(open issue here)
I’m fairly new to CuArrays
and Flux
, and I met this problem of having halted training after some epochs. There is no CUDA out of memory error, but the usage is extremely high for this simple linear model (99.97% on a 1080 Ti).
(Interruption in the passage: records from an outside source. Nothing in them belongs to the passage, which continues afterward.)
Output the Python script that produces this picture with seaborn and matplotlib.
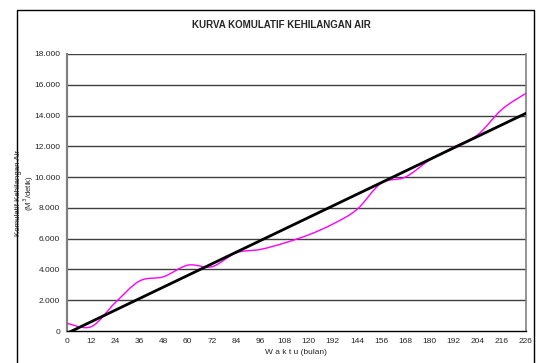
import numpy as np
import pandas as pd
import seaborn as sns

import matplotlib
matplotlib.use('Agg')

import matplotlib.pyplot as plt
from matplotlib.path import Path
from matplotlib.patches import PathPatch, Rectangle

# Data (category axis, labels as printed)
waktu_labels = ["0", "12", "24", "36", "48", "60", "72", "84", "96", "108",
                "120", "192", "144", "156", "168", "180", "192", "204", "216", "226"]
kumulatif = [500, 280, 1850, 3250, 3530, 4280, 4180, 5080, 5300, 5720,
             6250, 6950, 7900, 9600, 10000, 11100, 11950, 12750, 14400, 15450]
trend_ends = [-150, 14150]

ytick_vals = [0, 2000, 4000, 6000, 8000, 10000, 12000, 14000, 16000, 18000]


def smooth_path(xs, ys):
    # Excel style smoothed line: cubic Bezier through every point
    pts = np.column_stack([xs, ys]).astype(float)
    n = len(pts)
    verts = [pts[0]]
    codes = [Path.MOVETO]
    for i in range(n - 1):
        p0 = pts[max(i - 1, 0)]
        p1 = pts[i]
        p2 = pts[i + 1]
        p3 = pts[min(i + 2, n - 1)]
        c1 = p1 + (p2 - p0) / 6.0
        c2 = p2 - (p3 - p1) / 6.0
        verts += [c1, c2, p2]
        codes += [Path.CURVE4] * 3
    return Path(verts, codes)


sns.set_style("white")
plt.rcParams['font.family'] = ['Liberation Sans', 'DejaVu Sans']

fig = plt.figure(figsize=(5.37, 3.63), dpi=100)
ax = fig.add_axes([67 / 537, 1 - 331 / 363, (526 - 67) / 537, (331 - 54) / 363])

pos = np.arange(len(waktu_labels))

# horizontal grid
for v in ytick_vals[1:]:
    ax.axhline(v, color='0.25', lw=1.0, zorder=1)

# pink cumulative curve (smoothed)
patch = PathPatch(smooth_path(pos, kumulatif), facecolor='none',
                  edgecolor='#FF00FF', lw=1.0, zorder=3)
ax.add_patch(patch)

# black trend line
trend = pd.DataFrame({"x": [pos[0], pos[-1]], "y": trend_ends})
sns.lineplot(data=trend, x="x", y="y", ax=ax, color='black', lw=2.0, zorder=4)

ax.set_xlim(0, len(waktu_labels) - 1)
ax.set_ylim(0, 18000)
ax.set_xticks(pos)
ax.set_xticklabels(waktu_labels, fontsize=6)
ax.set_yticks(ytick_vals)
ax.set_yticklabels([f"{v:,}".replace(",", ".") for v in ytick_vals], fontsize=6)
ax.tick_params(axis='x', direction='out', length=3, width=0.8, color='black', pad=2)
ax.tick_params(axis='y', direction='out', length=3, width=1.2, color='0.45', pad=2)
ax.set_xlabel("")
ax.set_ylabel("")

for side in ['left', 'right']:
    ax.spines[side].set_color('0.5')
ax.spines['left'].set_linewidth(1.6)
ax.spines['right'].set_linewidth(1.2)
ax.spines['top'].set_visible(False)
ax.spines['bottom'].set_color('black')
ax.spines['bottom'].set_linewidth(1.0)

fig.text(281 / 537, 1 - 25 / 363, "KURVA KOMULATIF KEHILANGAN AIR",
         ha='center', va='center', fontsize=7, fontweight='bold')
fig.text(296 / 537, 1 - 352 / 363, "W a k t u (bulan)",
         ha='center', va='center', fontsize=6)
fig.text(25.5 / 537, 1 - 193 / 363, "Komulatif Kehilangan Air\n(M$^3$/detik)",
         ha='center', va='center', rotation=90, fontsize=5.7, linespacing=1.0)

# outer chart frame
fig.add_artist(Rectangle((17 / 537, -0.05), (534 - 17) / 537, 1.05 - 10 / 363,
                         transform=fig.transFigure, fill=False,
                         edgecolor='black', lw=1.0))

fig.savefig("out.png", dpi=100)
plt.close(fig)
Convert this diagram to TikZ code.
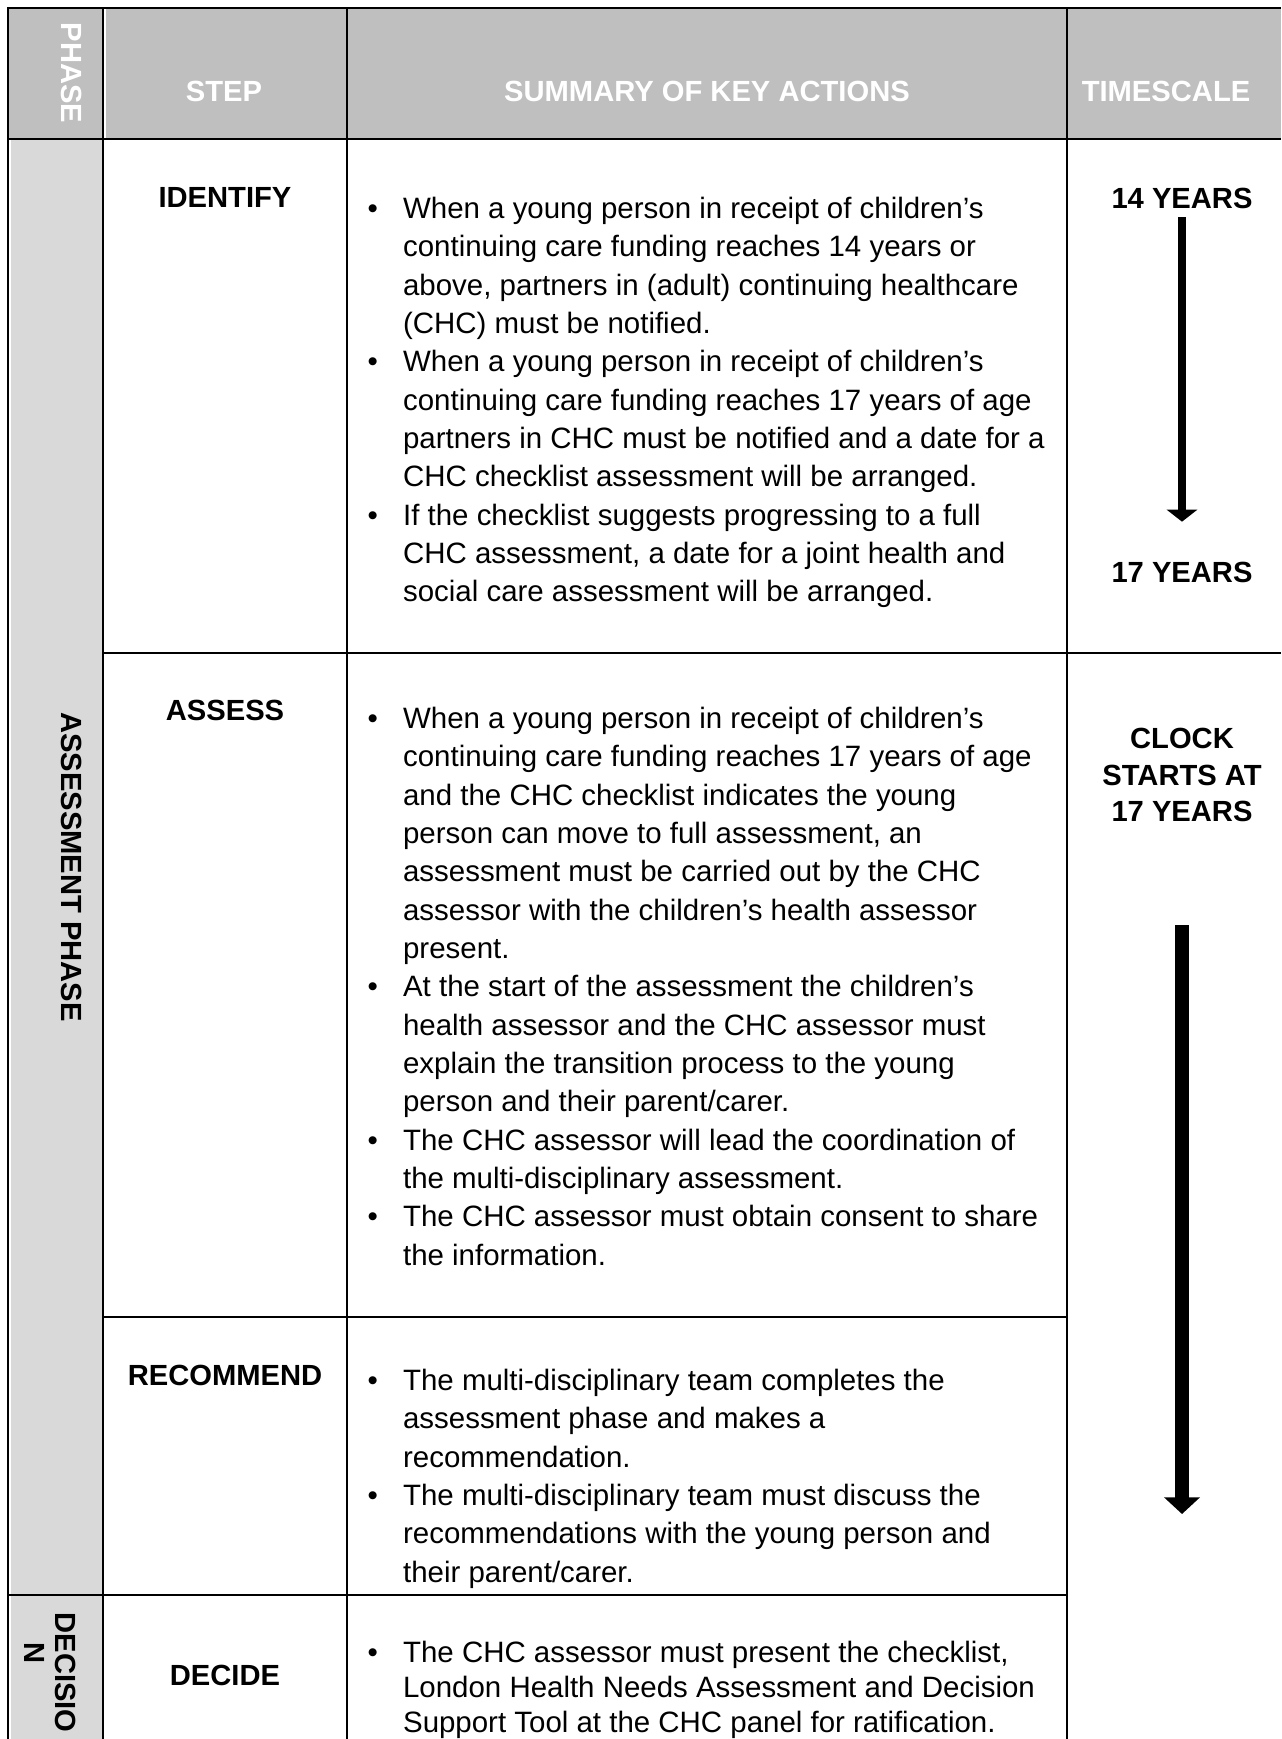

The code would sometimes finish all 500 epochs without problems, but other times halt around Epoch 150. Here’s an example code snippet
using LinearAlgebra
using Flux
using CuArrays, CUDAnative
using Flux.Optimise: update!
using Flux: crossentropy
device!(1)
CuArrays.allowscalar(false)
pred_loss(x, y) = sum((x .- y) .^ 2)
# dimens
B = 250
linear = Dense(400, 144) |> gpu
# norm
linear.W .= linear.W ./ sqrt.(sum(linear.W .^ 2, dims=1));
# training
E = 500
opt_U = Descent(0.01)
for e = 1:E
running_l = 0
c = 0
for b = 1:100
y = rand(144, B) |> gpu
R, = zeros(400, size(y)[2]) |> gpu
l = 0
grads = gradient(params(linear.W)) do
l = pred_loss(y, linear(R))
running_l += l
return l
end
update!(opt_U, linear.W, grads[linear.W])
linear.W .= linear.W ./ sqrt.(sum(linear.W .^ 2, dims=1))
c += 1
end
println("Epoch: $e, Running loss: $(running_l / c)")
end
I’m having this problem on Ubuntu 18.04, using CuArrays
v 2.1.0. Would appreciate some pointers on this.